→ **Set exercise**
Copy out, from the entries below, each line holding the string "this".

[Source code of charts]

+===+

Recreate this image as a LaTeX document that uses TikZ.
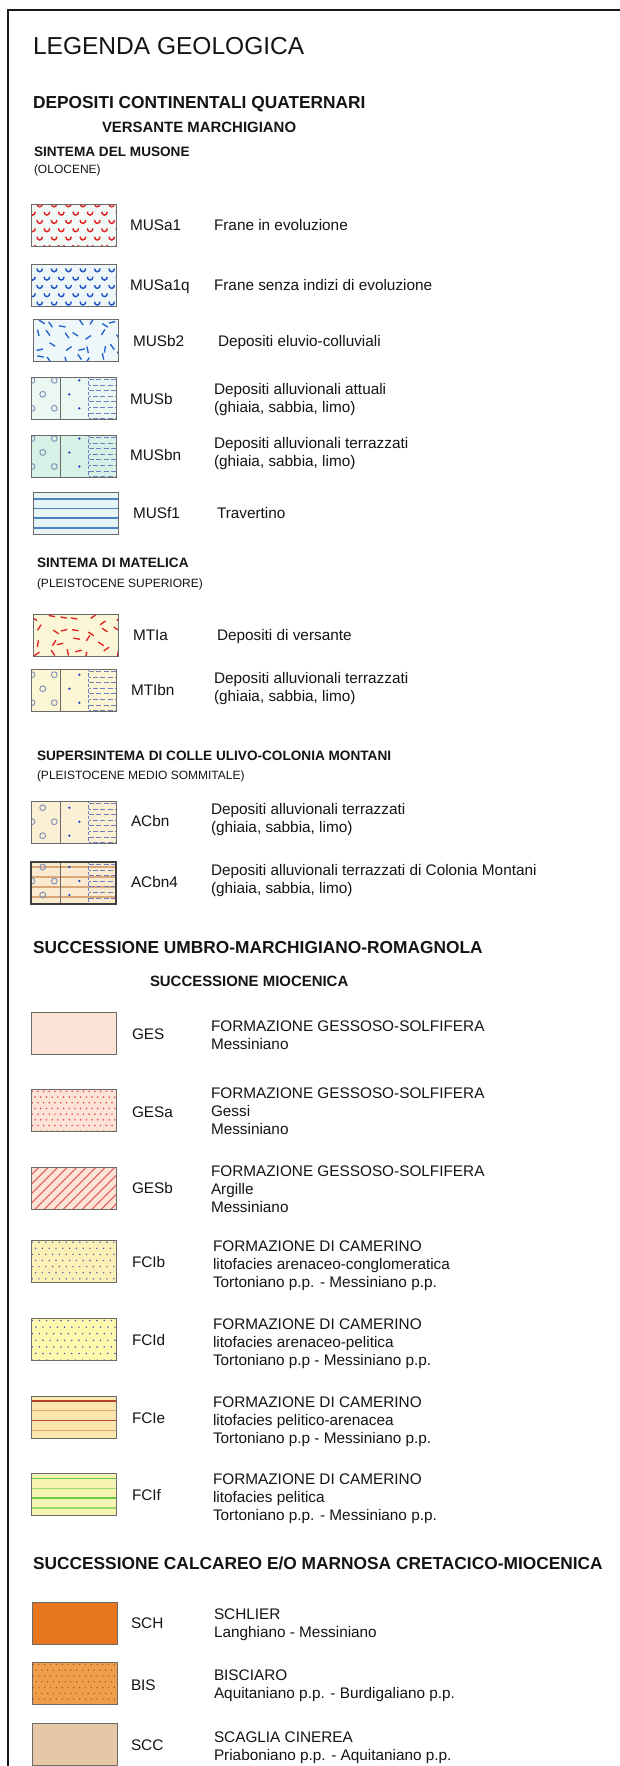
\documentclass[tikz,border=0pt]{standalone}
\usepackage{fontspec}
\setmainfont{Liberation Sans}
\definecolor{fMUSa}{HTML}{F3F9F6}
\definecolor{fMUSaq}{HTML}{EEF6F7}
\definecolor{fMUSbt}{HTML}{EEF7FA}
\definecolor{fMUSb}{HTML}{EBF7F1}
\definecolor{fMUSbn}{HTML}{D7F1E6}
\definecolor{fMUSf}{HTML}{E7F4F6}
\definecolor{fMTIa}{HTML}{FBF6D8}
\definecolor{fMTIbn}{HTML}{FCF6D4}
\definecolor{fACbn}{HTML}{FBF0D4}
\definecolor{fACbnq}{HTML}{F9EAD0}
\definecolor{fGES}{HTML}{FCE3D5}
\definecolor{fFCIb}{HTML}{FBF1B6}
\definecolor{fFCId}{HTML}{FFF9AE}
\definecolor{fFCIe}{HTML}{FBE7AE}
\definecolor{fFCIf}{HTML}{F7F3B2}
\definecolor{fSCH}{HTML}{E8761E}
\definecolor{fBIS}{HTML}{F09E4A}
\definecolor{fSCC}{HTML}{E6C7A6}
\definecolor{cupred}{HTML}{E0201C}
\definecolor{cupblue}{HTML}{1E50C8}
\definecolor{dashblue}{HTML}{2060C8}
\definecolor{dashred}{HTML}{E02020}
\definecolor{circc}{HTML}{7F90B8}
\definecolor{dotc}{HTML}{1A3CC8}
\definecolor{hdc}{HTML}{6F7FBF}
\definecolor{gesdot}{HTML}{E0404A}
\definecolor{gesline}{HTML}{E05A5A}
\definecolor{fcbdot}{HTML}{5A5AA8}
\definecolor{fcddot}{HTML}{4A54B4}
\definecolor{fceA}{HTML}{B8402C}
\definecolor{fceB}{HTML}{E0A868}
\definecolor{fcfA}{HTML}{66CC44}
\definecolor{fcfB}{HTML}{9ADB70}
\definecolor{musfl}{HTML}{4A82C4}
\definecolor{acql}{HTML}{D9A77A}
\definecolor{bisdot}{HTML}{A85A1C}
\definecolor{swbord}{HTML}{6A6A6A}
\definecolor{txtc}{HTML}{141414}

\tikzset{
  swatch/.style={minimum width=63.75pt, minimum height=31.5pt, inner sep=0pt, outer sep=0pt},
  swb/.style={draw=swbord, line width=0.7pt},
  basetxt/.style={anchor=west, inner sep=0pt, outer sep=0pt, align=left, text=txtc},
  dsc/.style={basetxt, font=\fontsize{11.5}{13.5}\selectfont},
  lab/.style={basetxt, font=\fontsize{11.5}{13.5}\selectfont},
  ttl/.style={basetxt, font=\fontsize{18.4}{22}\selectfont},
  hA/.style={basetxt, font=\bfseries\fontsize{13}{15.6}\selectfont},
  hB/.style={basetxt, font=\bfseries\fontsize{11.2}{13.4}\selectfont},
  hC/.style={basetxt, font=\bfseries\fontsize{10.2}{12.2}\selectfont},
  hD/.style={basetxt, font=\fontsize{9}{10.8}\selectfont},
  frame/.style={draw=black!90, line width=1.2pt},
  divl/.style={draw=swbord, line width=0.6pt},
  circl/.style={draw=circc, line width=0.7pt},
  dotb/.style={fill=dotc},
  hdsh/.style={draw=hdc, line width=0.65pt, dash pattern=on 3.8pt off 1.7pt},
  vdsh/.style={draw=hdc, line width=0.65pt, dash pattern=on 2.6pt off 1.4pt},
}

\newcommand\mksw[5]{%
  \node[swatch, fill=#4] (#1) at ({#2+42.5},{#3+21}) {};
  \begin{scope}[shift={(#2,#3)}]
    \clip (0,0) rectangle (85,42);
    #5
  \end{scope}
  \draw[swb] (#1.north west) rectangle (#1.south east);
}
\newcommand\cups[2]{%
  \foreach \rw in {-1,...,5}{\foreach \cl in {0,...,6}{%
    \draw[#1, line width=1.05pt] ({1.5+14.4*\cl+7.2*mod(\rw+1,2)-2.8},{#2+8.3*\rw})
      arc[start angle=180, end angle=0, x radius=2.8, y radius=3.3];
  }}%
}
\newcommand\rdash[2]{%
  \pgfmathsetseed{#2}%
  \foreach \rw in {0,...,6}{\foreach \cl in {0,...,3}{%
    \pgfmathsetmacro\xx{\rw*13+1+rnd*9}%
    \pgfmathsetmacro\yy{\cl*11+2+rnd*7}%
    \pgfmathsetmacro\ang{random(0,7)*22.5+10}%
    \draw[#1, line width=1pt] (\xx,\yy) ++(\ang:3.3) -- ++(\ang+180:6.6);
  }}%
}
\newcommand\dgrid[5]{%
  \foreach \rw in {0,...,9}{\foreach \cl in {0,...,16}{%
    \fill[#1] ({1.2+#2*\cl+#2/2*mod(\rw,2)},{#5+#3*\rw}) circle[radius=#4];
  }}%
}
\newcommand\hlines[2]{%
  \foreach \yy in {#2}{\draw[#1] (-1,\yy) -- (86,\yy);}%
}
\newcommand\alluv[1]{%
  \draw[divl] (29,-1) -- (29,43);
  \foreach \kk in {-1,0,1,2}{%
    \pgfmathsetmacro\ya{#1+28*\kk}%
    \pgfmathsetmacro\yb{#1+14+28*\kk}%
    \draw[circl] (1,\ya) circle[radius=2.9];
    \draw[circl] (23.3,\ya) circle[radius=2.9];
    \draw[circl] (11.7,\yb) circle[radius=2.9];
    \fill[dotb] (48.3,\ya) circle[radius=1.25];
    \fill[dotb] (38.3,\yb) circle[radius=1.25];
  }%
  \foreach \kk in {0,...,7}{%
    \pgfmathsetmacro\yd{2.5+5.6*\kk}%
    \pgfmathsetmacro\ph{mod(\kk,2)*2.5}%
    \draw[hdsh, dash phase=\ph pt] (58,\yd) -- (86,\yd);
  }%
  \draw[vdsh] (57,-1) -- (57,43);
}

\begin{document}
\begin{tikzpicture}[x=0.75pt, y=-0.75pt]
\useasboundingbox (0,0) rectangle (620,1766);
\fill[white] (0,0) rectangle (620,1766);

% frame
\coordinate (fa) at (8,1767);
\coordinate (fb) at (8,10);
\coordinate (fc) at (621,10);
\draw[frame] (fa) -- (fb) -- (fc);

% headings
\node[ttl] (title) at (33,48.5) {\strut LEGENDA GEOLOGICA};
\node[hA] (hdep) at (33,104) {\strut DEPOSITI CONTINENTALI QUATERNARI};
\node[hB] (hvers) at (102,129) {\strut VERSANTE MARCHIGIANO};
\node[hC] (hmus) at (34,153) {\strut SINTEMA DEL MUSONE};
\node[hD] (holo) at (34,170.5) {\strut (OLOCENE)};

% MUSa1
\mksw{sMUSa}{31}{204}{fMUSa}{\cups{cupred}{-0.5}}
\node[lab] (lMUSa) at (130,227) {\strut MUSa1};
\node[dsc] (dMUSa) at (214,227) {\strut Frane in evoluzione};
% MUSa1q
\mksw{sMUSaq}{31}{264}{fMUSaq}{\cups{cupblue}{4.5}}
\node[lab] (lMUSaq) at (130,287) {\strut MUSa1q};
\node[dsc] (dMUSaq) at (214,287) {\strut Frane senza indizi di evoluzione};
% MUSb2
\mksw{sMUSbt}{33}{319}{fMUSbt}{\rdash{dashblue}{7}}
\node[lab] (lMUSbt) at (133,343) {\strut MUSb2};
\node[dsc] (dMUSbt) at (218,343) {\strut Depositi eluvio-colluviali};
% MUSb
\mksw{sMUSb}{31}{377}{fMUSb}{\alluv{3.3}}
\node[lab] (lMUSb) at (130,401) {\strut MUSb};
\node[dsc] (dMUSb) at (214,400) {\strut Depositi alluvionali attuali\\\strut (ghiaia, sabbia, limo)};
% MUSbn
\mksw{sMUSbn}{31}{435}{fMUSbn}{\alluv{3.5}}
\node[lab] (lMUSbn) at (130,457) {\strut MUSbn};
\node[dsc] (dMUSbn) at (214,454) {\strut Depositi alluvionali terrazzati\\\strut (ghiaia, sabbia, limo)};
% MUSf1
\mksw{sMUSf}{33}{492}{fMUSf}{\hlines{musfl, line width=0.8pt}{7,16.7,26,36}}
\node[lab] (lMUSf) at (133,515) {\strut MUSf1};
\node[dsc] (dMUSf) at (217,515) {\strut Travertino};

% Matelica
\node[hC] (hmat) at (37,564) {\strut SINTEMA DI MATELICA};
\node[hD] (hpls) at (37,584.5) {\strut (PLEISTOCENE SUPERIORE)};
% MTIa
\mksw{sMTIa}{33}{614}{fMTIa}{\rdash{dashred}{23}}
\node[lab] (lMTIa) at (133,637) {\strut MTIa};
\node[dsc] (dMTIa) at (217,637) {\strut Depositi di versante};
% MTIbn
\mksw{sMTIbn}{31}{669}{fMTIbn}{\alluv{5.7}}
\node[lab] (lMTIbn) at (131,692) {\strut MTIbn};
\node[dsc] (dMTIbn) at (214,689) {\strut Depositi alluvionali terrazzati\\\strut (ghiaia, sabbia, limo)};

% Colle Ulivo
\node[hC] (hsup) at (37,757) {\strut SUPERSINTEMA DI COLLE ULIVO-COLONIA MONTANI};
\node[hD] (hpmd) at (37,776.5) {\strut (PLEISTOCENE MEDIO SOMMITALE)};
% ACbn
\mksw{sACbn}{31}{801}{fACbn}{\alluv{-7.3}}
\node[lab] (lACbn) at (131,823) {\strut ACbn};
\node[dsc] (dACbn) at (211,819.5) {\strut Depositi alluvionali terrazzati\\\strut (ghiaia, sabbia, limo)};
% ACbn4
\mksw{sACbnq}{31}{862}{fACbnq}{\hlines{acql, line width=0.8pt}{5,15,25,35}\alluv{-9}}
\draw[draw=black!75, line width=1.1pt] (sACbnq.north west) rectangle (sACbnq.south east);
\node[lab] (lACbnq) at (131,884) {\strut ACbn4};
\node[dsc] (dACbnq) at (211,881) {\strut Depositi alluvionali terrazzati di Colonia Montani\\\strut (ghiaia, sabbia, limo)};

% Umbro-marchigiano
\node[hA] (humb) at (33,949) {\strut SUCCESSIONE UMBRO-MARCHIGIANO-ROMAGNOLA};
\node[hB] (hmio) at (150,983) {\strut SUCCESSIONE MIOCENICA};
% GES
\mksw{sGES}{31}{1012}{fGES}{}
\node[lab] (lGES) at (132,1036) {\strut GES};
\node[dsc] (dGES) at (211,1036.5) {\strut FORMAZIONE GESSOSO-SOLFIFERA\\\strut Messiniano};
% GESa
\mksw{sGESa}{31}{1089}{fGES}{\dgrid{gesdot}{5.7}{5.7}{0.85}{2.3}}
\node[lab] (lGESa) at (132,1114) {\strut GESa};
\node[dsc] (dGESa) at (211,1113) {\strut FORMAZIONE GESSOSO-SOLFIFERA\\\strut Gessi\\\strut Messiniano};
% GESb
\mksw{sGESb}{31}{1167}{fGES}{\foreach \kk in {-5,...,9}{\draw[gesline, line width=0.8pt] ({\kk*9.5},46) -- ({\kk*9.5+46},0);}}
\node[lab] (lGESb) at (132,1190) {\strut GESb};
\node[dsc] (dGESb) at (211,1191) {\strut FORMAZIONE GESSOSO-SOLFIFERA\\\strut Argille\\\strut Messiniano};
% FCIb
\mksw{sFCIb}{31}{1240}{fFCIb}{\dgrid{fcbdot}{6.8}{6.1}{0.8}{2.2}}
\node[lab] (lFCIb) at (132,1264) {\strut FCIb};
\node[dsc] (dFCIb) at (213,1266) {\strut FORMAZIONE DI CAMERINO\\\strut litofacies arenaceo-conglomeratica\\\strut Tortoniano p.p. - Messiniano p.p.};
% FCId
\mksw{sFCId}{31}{1318}{fFCId}{\dgrid{fcddot}{7.2}{6.6}{0.85}{2.5}}
\node[lab] (lFCId) at (132,1342) {\strut FCId};
\node[dsc] (dFCId) at (213,1344) {\strut FORMAZIONE DI CAMERINO\\\strut litofacies arenaceo-pelitica\\\strut Tortoniano p.p - Messiniano p.p.};
% FCIe
\mksw{sFCIe}{31}{1396}{fFCIe}{\hlines{fceA, line width=0.8pt}{5,24.3}\hlines{fceB, line width=0.8pt}{14.3,34.3}}
\node[lab] (lFCIe) at (132,1420) {\strut FCIe};
\node[dsc] (dFCIe) at (213,1422) {\strut FORMAZIONE DI CAMERINO\\\strut litofacies pelitico-arenacea\\\strut Tortoniano p.p - Messiniano p.p.};
% FCIf
\mksw{sFCIf}{31}{1473}{fFCIf}{\hlines{fcfA, line width=0.85pt}{5.7,25}\hlines{fcfB, line width=0.85pt}{15.7,35}}
\node[lab] (lFCIf) at (132,1497) {\strut FCIf};
\node[dsc] (dFCIf) at (213,1499) {\strut FORMAZIONE DI CAMERINO\\\strut litofacies pelitica\\\strut Tortoniano p.p. - Messiniano p.p.};

% Calcareo
\node[hA] (hcal) at (33,1565) {\strut SUCCESSIONE CALCAREO E/O MARNOSA CRETACICO-MIOCENICA};
% SCH
\mksw{sSCH}{32}{1602}{fSCH}{}
\node[lab] (lSCH) at (131,1625) {\strut SCH};
\node[dsc] (dSCH) at (214,1625) {\strut SCHLIER\\\strut Langhiano - Messiniano};
% BIS
\mksw{sBIS}{32}{1662}{fBIS}{\dgrid{bisdot}{5.8}{5.8}{0.75}{2.3}}
\node[lab] (lBIS) at (131,1687) {\strut BIS};
\node[dsc] (dBIS) at (214,1686) {\strut BISCIARO\\\strut Aquitaniano p.p. - Burdigaliano p.p.};
% SCC
\mksw{sSCC}{32}{1723}{fSCC}{}
\node[lab] (lSCC) at (131,1747) {\strut SCC};
\node[dsc] (dSCC) at (214,1748) {\strut SCAGLIA CINEREA\\\strut Priaboniano p.p. - Aquitaniano p.p.};
\end{tikzpicture}
\end{document}
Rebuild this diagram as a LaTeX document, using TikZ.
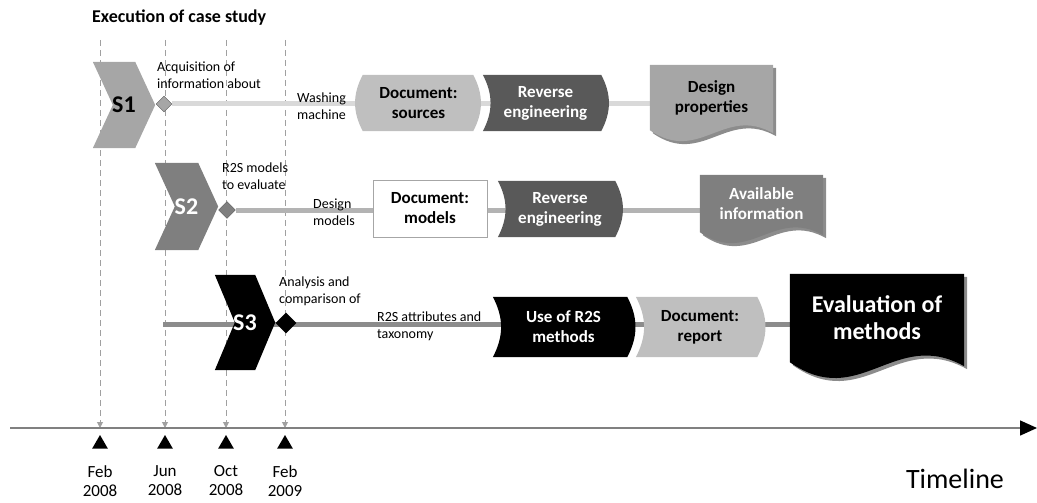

+===+

→ **Answer below**
Recreate this image as a LaTeX document that uses TikZ.
Rebuild this diagram as a LaTeX document, using TikZ.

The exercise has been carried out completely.